Thermal power station
- Primary fuel: Coal

Power generation
- Nameplate capacity: 1,445 MW

= Stanwell Power Station =

Power station in Queensland, Australia

Stanwell Power Station is a government-owned coal-fired power generation station located in Stanwell, 23 km south-west of Rockhampton, Queensland, Australia. At the time of construction, it was one of the largest industrial developments undertaken in Queensland. With a capacity to generate 1,445 megawatts (MW), Stanwell Power Station supplies electricity for distribution to customers via the state's high voltage electricity grid.

==History==
The station is located on 4,000 acres (1,600 hectares) of land. Construction of the station took seven years, with infrastructure built to withstand cyclonic winds. The first unit at Stanwell was commissioned in 1992, and the station became fully operational in 1996.

==Fuel==
Coal is transport via rail from several Central Queensland coal mines.

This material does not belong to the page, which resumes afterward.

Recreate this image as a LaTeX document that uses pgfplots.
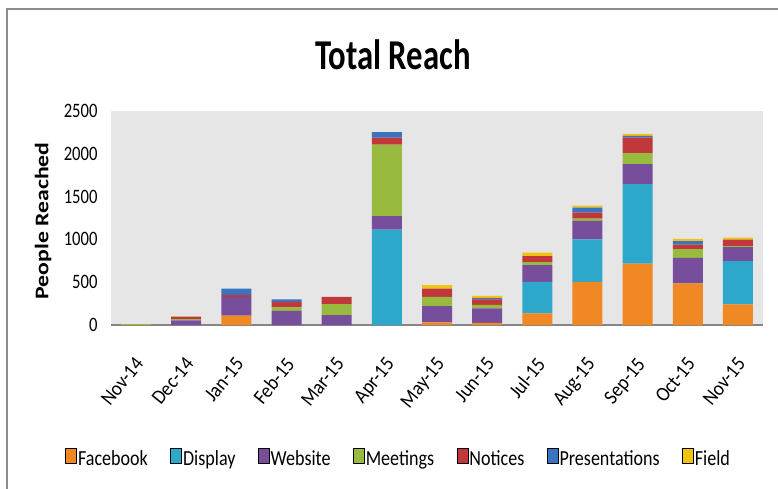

About 4 million tons of coal are used each year.

==Design==
There are four generating units at Stanwell Power Station. The four units and their components are housed in a 20 storey boiler house and a turbine hall the length of three football fields. The power station is highly automated using only half the workforce that a plant of its size would usually use. These innovations in unattended operation have been recognized both nationally and internationally . Stanwell Power Station previously held the world record at 1,073 days of continuous operation on Unit 4. This was surpassed in 2021 by Canadian public entity Ontario Power Generation's Darlington Nuclear Generating Station Unit 1, which ran for 1,106 days continuous.

The station features a 210-metre-high-chimney stack which was constructed using approximately 750,000 bricks. The station has two cooling towers, each stands 130 metres high (about the height of a 40-storey building) and is 100 metres in diameter. Fifteen thousand cubic metres of concrete was poured for each tower. The plume seen coming from the cooling towers is steam, lost through evaporation during the water-cooling process.

==Additional facilities==
The Queensland government and Stanwell decided to build a 1 MW / 10 MWh iron redox flow battery. Construction of a 300 MW / 1,200 MWh battery storage power station at AU$747 million for 2027 started in 2024.